Pictures within the data are to be left out; everything else must be reproduced exactly.
== == ==
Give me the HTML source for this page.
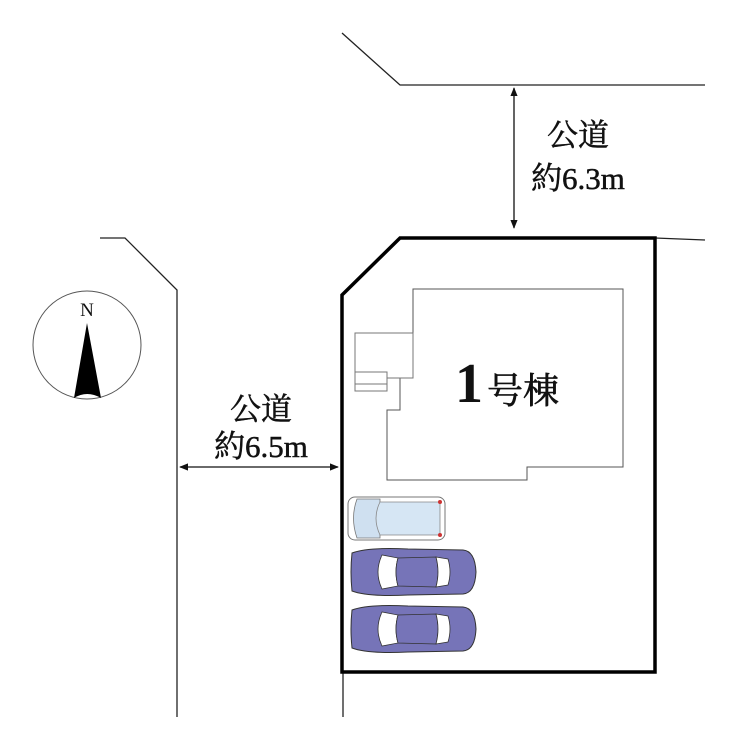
<!DOCTYPE html>
<html><head><meta charset="utf-8"><style>
body{margin:0;background:#fff;width:740px;height:751px;overflow:hidden}
svg{display:block}
text{font-family:"Liberation Serif","Noto Serif CJK SC",serif;fill:#111}
</style></head><body>
<svg width="740" height="751" viewBox="0 0 740 751">
<defs>
<marker id="ah" viewBox="0 0 10 10" refX="9" refY="5" markerWidth="7" markerHeight="7" orient="auto-start-reverse"><path d="M0,1 L10,5 L0,9 z" fill="#111"/></marker>
<g id="car">
<path d="M4,6 Q2,25 4,44 Q20,50 60,48 L115,47 Q127,46 128,25 Q127,4 115,3 L60,2 Q20,0 4,6z" fill="#7674b8" stroke="#333" stroke-width="1"/>
<path d="M34,8 Q26,25 34,42 L50,39 Q46,25 50,11z" fill="#fff" stroke="#333" stroke-width="0.8"/>
<path d="M50,11 Q46,25 50,39 L88,40 Q92,25 88,10z" fill="#7674b8" stroke="#333" stroke-width="0.8"/>
<path d="M88,10 Q92,25 88,40 L100,38 Q104,25 100,12z" fill="#fff" stroke="#333" stroke-width="0.8"/>
</g>
</defs>
<polyline points="342,33 400,85 705,85" fill="none" stroke="#222" stroke-width="1.3"/>
<polyline points="655,238 705,240" fill="none" stroke="#222" stroke-width="1.3"/>
<polyline points="100,238 125,238 177,290 177,717" fill="none" stroke="#222" stroke-width="1.3"/>
<line x1="343" y1="672" x2="343" y2="717" stroke="#222" stroke-width="1.3"/>
<polygon points="342,295 400,238 655,238 655,672 342,672" fill="none" stroke="#000" stroke-width="3.5"/>
<polygon points="413,289 623,289 623,467 527,467 527,480 387,480 387,410 400,410 400,378 413,378" fill="none" stroke="#555" stroke-width="1"/>
<rect x="355" y="333" width="58" height="45" fill="none" stroke="#777" stroke-width="1"/>
<rect x="355" y="372" width="32" height="19" fill="#fff" stroke="#777" stroke-width="1"/>
<line x1="355" y1="384" x2="387" y2="384" stroke="#777"/>
<text x="455" y="402" font-size="56" font-weight="bold">1</text>
<text x="487" y="403" font-size="36" stroke="#111" stroke-width="0.6">号棟</text>
<line x1="514" y1="88" x2="514" y2="228" stroke="#111" stroke-width="1.3" marker-start="url(#ah)" marker-end="url(#ah)"/>
<line x1="180" y1="467" x2="338" y2="467" stroke="#111" stroke-width="1.3" marker-start="url(#ah)" marker-end="url(#ah)"/>
<g stroke="#111" stroke-width="0.5">
<text x="578" y="146" font-size="31" text-anchor="middle">公道</text>
<text x="578" y="189" font-size="31" text-anchor="middle">約6.3m</text>
<text x="261" y="420" font-size="31" text-anchor="middle">公道</text>
<text x="261" y="457" font-size="31" text-anchor="middle">約6.5m</text>
</g>
<circle cx="87" cy="345" r="54" fill="none" stroke="#555" stroke-width="1"/>
<text x="87" y="316" font-size="19" text-anchor="middle">N</text>
<path d="M87,323 L74,398 Q87,390 101,398 z" fill="#000"/>
<g>
<rect x="348" y="497" width="97" height="43" rx="7" fill="#fff" stroke="#777"/>
<path d="M357,499 Q350,518 357,538 L380,538 L380,499z" fill="#cfe0f0" stroke="#777" stroke-width="0.8"/>
<path d="M380,502 L440,502 L440,535 L380,535 Q372,518 380,502z" fill="#d6e6f4" stroke="#888" stroke-width="0.8"/>
<circle cx="440" cy="502" r="2" fill="#c33"/><circle cx="440" cy="535" r="2" fill="#c33"/>
</g>
<use href="#car" transform="translate(348,547)"/>
<use href="#car" transform="translate(348,604)"/>
</svg>
</body></html>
== == ==
→ The completed task
Give me the HTML source for this page.
<!DOCTYPE html>
<html><head><meta charset="utf-8"><style>
body{margin:0;background:#fff;width:740px;height:751px;overflow:hidden}
svg{display:block}
text{font-family:"Liberation Serif","Noto Serif CJK SC",serif;fill:#111}
</style></head><body>
<svg width="740" height="751" viewBox="0 0 740 751">
<defs>
<marker id="ah" viewBox="0 0 10 10" refX="9" refY="5" markerWidth="7" markerHeight="7" orient="auto-start-reverse"><path d="M0,1 L10,5 L0,9 z" fill="#111"/></marker>
<g id="car">
<path d="M4,6 Q2,25 4,44 Q20,50 60,48 L115,47 Q127,46 128,25 Q127,4 115,3 L60,2 Q20,0 4,6z" fill="#7674b8" stroke="#333" stroke-width="1"/>
<path d="M34,8 Q26,25 34,42 L50,39 Q46,25 50,11z" fill="#fff" stroke="#333" stroke-width="0.8"/>
<path d="M50,11 Q46,25 50,39 L88,40 Q92,25 88,10z" fill="#7674b8" stroke="#333" stroke-width="0.8"/>
<path d="M88,10 Q92,25 88,40 L100,38 Q104,25 100,12z" fill="#fff" stroke="#333" stroke-width="0.8"/>
</g>
</defs>
<polyline points="342,33 400,85 705,85" fill="none" stroke="#222" stroke-width="1.3"/>
<polyline points="655,238 705,240" fill="none" stroke="#222" stroke-width="1.3"/>
<polyline points="100,238 125,238 177,290 177,717" fill="none" stroke="#222" stroke-width="1.3"/>
<line x1="343" y1="672" x2="343" y2="717" stroke="#222" stroke-width="1.3"/>
<polygon points="342,295 400,238 655,238 655,672 342,672" fill="none" stroke="#000" stroke-width="3.5"/>
<polygon points="413,289 623,289 623,467 527,467 527,480 387,480 387,410 400,410 400,378 413,378" fill="none" stroke="#555" stroke-width="1"/>
<rect x="355" y="333" width="58" height="45" fill="none" stroke="#777" stroke-width="1"/>
<rect x="355" y="372" width="32" height="19" fill="#fff" stroke="#777" stroke-width="1"/>
<line x1="355" y1="384" x2="387" y2="384" stroke="#777"/>
<text x="455" y="402" font-size="56" font-weight="bold">1</text>
<text x="487" y="403" font-size="36" stroke="#111" stroke-width="0.6">号棟</text>
<line x1="514" y1="88" x2="514" y2="228" stroke="#111" stroke-width="1.3" marker-start="url(#ah)" marker-end="url(#ah)"/>
<line x1="180" y1="467" x2="338" y2="467" stroke="#111" stroke-width="1.3" marker-start="url(#ah)" marker-end="url(#ah)"/>
<g stroke="#111" stroke-width="0.5">
<text x="578" y="146" font-size="31" text-anchor="middle">公道</text>
<text x="578" y="189" font-size="31" text-anchor="middle">約6.3m</text>
<text x="261" y="420" font-size="31" text-anchor="middle">公道</text>
<text x="261" y="457" font-size="31" text-anchor="middle">約6.5m</text>
</g>
<circle cx="87" cy="345" r="54" fill="none" stroke="#555" stroke-width="1"/>
<text x="87" y="316" font-size="19" text-anchor="middle">N</text>
<path d="M87,323 L74,398 Q87,390 101,398 z" fill="#000"/>
<g>
<rect x="348" y="497" width="97" height="43" rx="7" fill="#fff" stroke="#777"/>
<path d="M357,499 Q350,518 357,538 L380,538 L380,499z" fill="#cfe0f0" stroke="#777" stroke-width="0.8"/>
<path d="M380,502 L440,502 L440,535 L380,535 Q372,518 380,502z" fill="#d6e6f4" stroke="#888" stroke-width="0.8"/>
<circle cx="440" cy="502" r="2" fill="#c33"/><circle cx="440" cy="535" r="2" fill="#c33"/>
</g>
<use href="#car" transform="translate(348,547)"/>
<use href="#car" transform="translate(348,604)"/>
</svg>
</body></html>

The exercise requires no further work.